### Set task
Write out, word for word, the stretch of lines beginning at the one with "Give me the Chart.js source for this chart." and ending at the one with "['#a4a4a4', '#4e4e4e'], ['#6c6c6c', '#4c4c4c']];", omitting the images.

== Exercise inputs

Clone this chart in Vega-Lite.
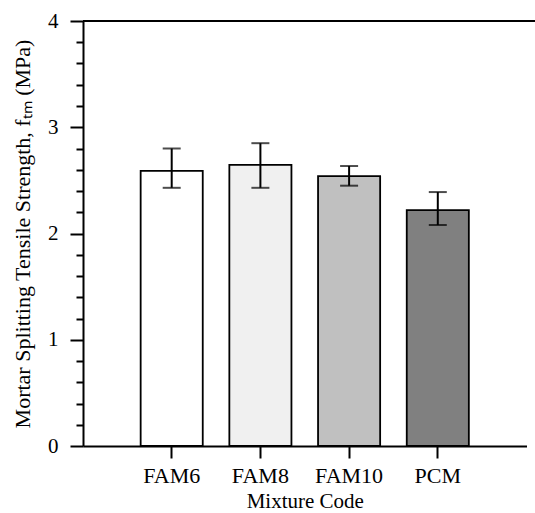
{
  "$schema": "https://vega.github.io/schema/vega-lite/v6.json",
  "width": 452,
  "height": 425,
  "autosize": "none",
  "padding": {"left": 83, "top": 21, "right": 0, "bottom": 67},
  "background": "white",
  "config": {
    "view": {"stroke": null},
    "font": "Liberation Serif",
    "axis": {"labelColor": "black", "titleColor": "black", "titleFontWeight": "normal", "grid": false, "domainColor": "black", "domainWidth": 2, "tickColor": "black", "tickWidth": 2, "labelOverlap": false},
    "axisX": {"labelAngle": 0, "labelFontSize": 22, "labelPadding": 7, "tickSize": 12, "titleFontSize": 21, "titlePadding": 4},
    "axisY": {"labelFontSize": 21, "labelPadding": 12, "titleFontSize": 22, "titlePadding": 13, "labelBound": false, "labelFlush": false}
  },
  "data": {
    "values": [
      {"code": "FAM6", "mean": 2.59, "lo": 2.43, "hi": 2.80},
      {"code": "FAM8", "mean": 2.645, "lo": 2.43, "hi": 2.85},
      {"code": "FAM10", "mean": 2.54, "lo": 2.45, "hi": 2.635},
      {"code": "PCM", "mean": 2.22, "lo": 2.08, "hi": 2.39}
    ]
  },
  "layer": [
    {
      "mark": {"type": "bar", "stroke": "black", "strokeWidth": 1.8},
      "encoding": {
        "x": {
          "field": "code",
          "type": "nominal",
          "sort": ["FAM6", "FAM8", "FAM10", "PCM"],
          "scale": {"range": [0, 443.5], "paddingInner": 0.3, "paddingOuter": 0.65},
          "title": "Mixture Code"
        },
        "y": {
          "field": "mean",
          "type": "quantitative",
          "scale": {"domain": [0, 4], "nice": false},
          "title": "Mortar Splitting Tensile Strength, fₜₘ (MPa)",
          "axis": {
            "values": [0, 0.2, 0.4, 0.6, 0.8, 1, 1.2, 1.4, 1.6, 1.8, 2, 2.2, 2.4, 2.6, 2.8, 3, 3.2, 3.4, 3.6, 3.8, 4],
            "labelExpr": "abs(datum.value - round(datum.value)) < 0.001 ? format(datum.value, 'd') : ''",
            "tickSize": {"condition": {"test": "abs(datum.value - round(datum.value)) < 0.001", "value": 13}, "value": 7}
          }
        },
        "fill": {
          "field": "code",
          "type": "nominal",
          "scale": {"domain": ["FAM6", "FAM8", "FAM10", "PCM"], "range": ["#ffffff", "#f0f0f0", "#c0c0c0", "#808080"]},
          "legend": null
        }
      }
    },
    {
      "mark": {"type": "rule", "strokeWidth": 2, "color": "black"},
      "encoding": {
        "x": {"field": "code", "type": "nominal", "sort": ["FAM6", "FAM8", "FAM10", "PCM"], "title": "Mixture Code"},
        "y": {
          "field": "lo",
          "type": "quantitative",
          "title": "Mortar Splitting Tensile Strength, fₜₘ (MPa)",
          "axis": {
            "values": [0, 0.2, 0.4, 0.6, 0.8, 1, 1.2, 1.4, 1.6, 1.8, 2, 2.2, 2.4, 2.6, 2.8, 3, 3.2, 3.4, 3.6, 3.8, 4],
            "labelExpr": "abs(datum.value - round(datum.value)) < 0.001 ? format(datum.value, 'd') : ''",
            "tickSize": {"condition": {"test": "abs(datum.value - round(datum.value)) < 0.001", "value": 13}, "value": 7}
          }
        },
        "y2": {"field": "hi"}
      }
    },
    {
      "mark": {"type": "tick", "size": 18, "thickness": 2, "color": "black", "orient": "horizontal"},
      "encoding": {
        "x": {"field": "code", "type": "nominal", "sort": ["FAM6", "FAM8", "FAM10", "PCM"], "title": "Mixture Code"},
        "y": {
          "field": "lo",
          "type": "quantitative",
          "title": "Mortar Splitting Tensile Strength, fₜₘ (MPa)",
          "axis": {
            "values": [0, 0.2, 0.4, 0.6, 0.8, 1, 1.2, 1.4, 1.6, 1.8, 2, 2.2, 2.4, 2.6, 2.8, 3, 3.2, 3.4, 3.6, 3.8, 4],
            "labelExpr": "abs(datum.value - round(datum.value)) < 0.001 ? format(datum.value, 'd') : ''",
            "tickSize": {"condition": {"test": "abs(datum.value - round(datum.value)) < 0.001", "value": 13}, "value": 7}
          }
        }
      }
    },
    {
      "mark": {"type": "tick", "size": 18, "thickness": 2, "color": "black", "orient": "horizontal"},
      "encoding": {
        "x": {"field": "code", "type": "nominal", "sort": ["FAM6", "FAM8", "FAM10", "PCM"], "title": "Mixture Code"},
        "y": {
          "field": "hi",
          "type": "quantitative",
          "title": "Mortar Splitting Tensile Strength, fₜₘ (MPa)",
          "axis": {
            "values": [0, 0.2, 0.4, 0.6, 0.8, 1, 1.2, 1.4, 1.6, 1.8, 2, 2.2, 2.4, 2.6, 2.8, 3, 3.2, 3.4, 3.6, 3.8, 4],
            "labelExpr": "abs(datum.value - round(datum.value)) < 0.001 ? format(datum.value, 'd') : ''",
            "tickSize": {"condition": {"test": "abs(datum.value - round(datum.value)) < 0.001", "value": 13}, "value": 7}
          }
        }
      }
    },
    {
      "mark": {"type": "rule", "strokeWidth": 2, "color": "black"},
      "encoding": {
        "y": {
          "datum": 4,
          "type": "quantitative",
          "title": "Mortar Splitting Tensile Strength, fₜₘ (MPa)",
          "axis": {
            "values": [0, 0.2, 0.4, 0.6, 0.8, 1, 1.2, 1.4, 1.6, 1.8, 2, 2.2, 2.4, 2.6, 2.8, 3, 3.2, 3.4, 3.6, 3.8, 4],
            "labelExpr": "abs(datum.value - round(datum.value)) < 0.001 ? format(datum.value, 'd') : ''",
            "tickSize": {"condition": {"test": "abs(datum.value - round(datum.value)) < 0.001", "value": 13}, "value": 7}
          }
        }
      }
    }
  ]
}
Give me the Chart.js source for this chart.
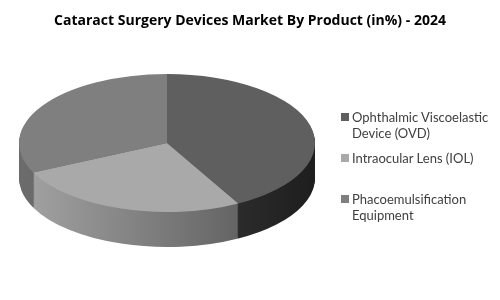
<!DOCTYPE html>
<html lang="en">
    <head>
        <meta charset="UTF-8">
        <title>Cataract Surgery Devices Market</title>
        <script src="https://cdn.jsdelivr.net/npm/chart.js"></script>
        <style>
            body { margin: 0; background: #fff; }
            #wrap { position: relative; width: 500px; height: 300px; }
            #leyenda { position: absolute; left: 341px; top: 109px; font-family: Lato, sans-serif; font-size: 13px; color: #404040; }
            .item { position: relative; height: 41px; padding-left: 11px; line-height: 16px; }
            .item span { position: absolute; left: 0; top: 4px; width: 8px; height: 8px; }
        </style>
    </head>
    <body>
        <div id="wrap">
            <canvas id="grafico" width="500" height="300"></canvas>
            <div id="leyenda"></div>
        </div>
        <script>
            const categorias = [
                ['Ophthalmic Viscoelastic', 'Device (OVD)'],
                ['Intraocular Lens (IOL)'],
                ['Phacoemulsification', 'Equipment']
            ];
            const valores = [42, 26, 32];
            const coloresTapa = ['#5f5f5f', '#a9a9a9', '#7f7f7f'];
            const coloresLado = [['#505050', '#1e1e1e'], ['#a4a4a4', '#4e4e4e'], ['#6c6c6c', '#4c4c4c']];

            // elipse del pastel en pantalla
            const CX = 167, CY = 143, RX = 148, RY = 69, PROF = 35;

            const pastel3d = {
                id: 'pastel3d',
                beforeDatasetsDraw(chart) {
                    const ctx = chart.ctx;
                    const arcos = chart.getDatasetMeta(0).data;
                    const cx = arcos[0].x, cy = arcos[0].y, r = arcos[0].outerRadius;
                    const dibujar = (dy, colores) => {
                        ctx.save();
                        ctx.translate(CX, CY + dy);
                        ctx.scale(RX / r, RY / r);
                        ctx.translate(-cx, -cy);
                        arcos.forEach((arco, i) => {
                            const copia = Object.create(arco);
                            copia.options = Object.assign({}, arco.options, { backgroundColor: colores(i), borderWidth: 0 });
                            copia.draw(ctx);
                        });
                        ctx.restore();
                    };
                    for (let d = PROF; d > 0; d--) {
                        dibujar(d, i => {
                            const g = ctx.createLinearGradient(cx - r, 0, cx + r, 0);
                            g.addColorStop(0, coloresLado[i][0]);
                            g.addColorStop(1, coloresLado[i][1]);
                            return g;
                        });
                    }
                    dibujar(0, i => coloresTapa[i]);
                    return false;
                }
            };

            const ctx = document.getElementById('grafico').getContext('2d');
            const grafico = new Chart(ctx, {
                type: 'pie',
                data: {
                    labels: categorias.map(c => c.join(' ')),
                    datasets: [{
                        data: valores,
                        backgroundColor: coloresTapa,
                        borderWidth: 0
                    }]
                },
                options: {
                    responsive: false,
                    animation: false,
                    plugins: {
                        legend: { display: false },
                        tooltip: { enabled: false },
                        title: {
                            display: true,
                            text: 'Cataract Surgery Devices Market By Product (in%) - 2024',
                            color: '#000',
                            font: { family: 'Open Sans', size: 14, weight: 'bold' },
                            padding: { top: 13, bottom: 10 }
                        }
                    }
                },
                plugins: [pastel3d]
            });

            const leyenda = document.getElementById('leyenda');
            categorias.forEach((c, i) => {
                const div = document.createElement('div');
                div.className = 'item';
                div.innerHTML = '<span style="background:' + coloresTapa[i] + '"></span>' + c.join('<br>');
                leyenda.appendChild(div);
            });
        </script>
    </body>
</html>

====

### Result of this exercise
Give me the Chart.js source for this chart.
<!DOCTYPE html>
<html lang="en">
    <head>
        <meta charset="UTF-8">
        <title>Cataract Surgery Devices Market</title>
        <script src="https://cdn.jsdelivr.net/npm/chart.js"></script>
        <style>
            body { margin: 0; background: #fff; }
            #wrap { position: relative; width: 500px; height: 300px; }
            #leyenda { position: absolute; left: 341px; top: 109px; font-family: Lato, sans-serif; font-size: 13px; color: #404040; }
            .item { position: relative; height: 41px; padding-left: 11px; line-height: 16px; }
            .item span { position: absolute; left: 0; top: 4px; width: 8px; height: 8px; }
        </style>
    </head>
    <body>
        <div id="wrap">
            <canvas id="grafico" width="500" height="300"></canvas>
            <div id="leyenda"></div>
        </div>
        <script>
            const categorias = [
                ['Ophthalmic Viscoelastic', 'Device (OVD)'],
                ['Intraocular Lens (IOL)'],
                ['Phacoemulsification', 'Equipment']
            ];
            const valores = [42, 26, 32];
            const coloresTapa = ['#5f5f5f', '#a9a9a9', '#7f7f7f'];
            const coloresLado = [['#505050', '#1e1e1e'], ['#a4a4a4', '#4e4e4e'], ['#6c6c6c', '#4c4c4c']];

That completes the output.